Partner Insight: The search for yield and the need for greater governance are driving this trend, writes Jonathan Joiner, Senior Solutions Strategy Manager at LGIM
Definitions vary across the industry, but in the case of LGIM, they focus on public credit that excludes traditional investment grade government or corporate debt. Principally this encompasses emerging market debt and high yield. The decline in credit spreads in alternative credit, combined with growing indications of late-cycle behaviour in the US, have led some institutional investors to be nervous about allocating to this asset class.
This caution is understandable but, as argued by LGIM's investment team in this guide, many pension schemes are significantly underweight the asset class in their strategic asset allocations and are therefore missing out on the benefits it offers.

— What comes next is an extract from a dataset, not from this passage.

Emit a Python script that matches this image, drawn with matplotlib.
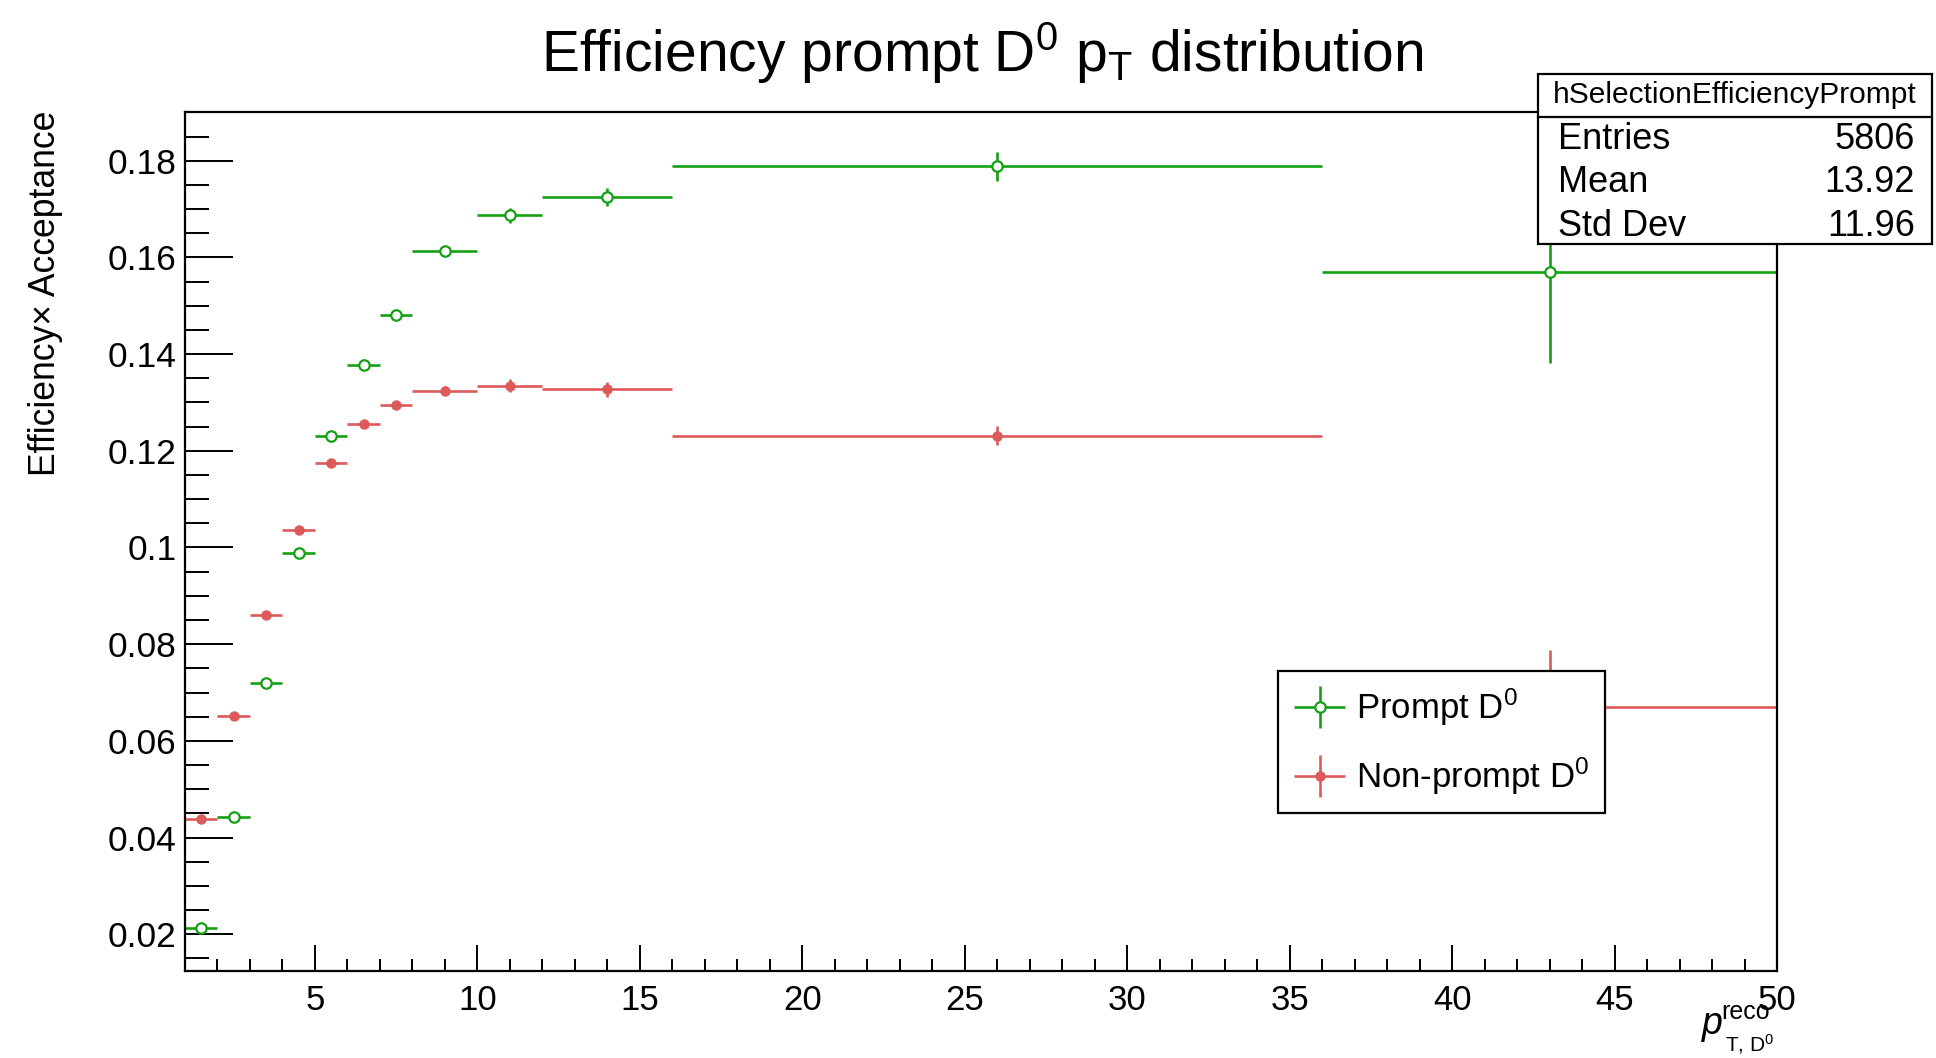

Strategically attractive for pension schemes
For many institutional investors, the majority of their growth assets continue to be allocated to global equities. This leads their risk profiles to be dominated by equity risk. Alternative credit offers investors the opportunity to diversify their risk exposure and improve their risk-adjusted return profile. Additionally these assets are cash flow generative and can assist schemes who need to meet cash outflows while meeting return requirements. For investors concerned about the end of the economic cycle, it is important to realise that high yield and US dollar-denominated emerging market debt ($EMD) have shown evidence of posting strong returns in the late contraction part of the cycle, quickly recovering from their initial falls.
A ‘meaningful' component
The search for relatively predictable cash flows, while meeting return objectives has ultimately put sub-investment grade credit into the spotlight. Alternative credit has a number of attractive qualities including diversification benefits, a stable source of cash flow and expected returns in excess of expected defaults. While the current low level of credit spreads and the evidence of late cycle dynamics support being cautious, LGIM do not feel this supports having a very low or zero allocation.
For example, the group's Diversified Fund, which targets long-term investment returns in the most efficient way, has an approximate 15% allocation to alternative credit. The ‘optimal allocation' to alternative credit varies by investor but the investment team believe alternative credit is an important constituent of the asset class universe and should form a meaningful part of most pension schemes' strategic asset allocation.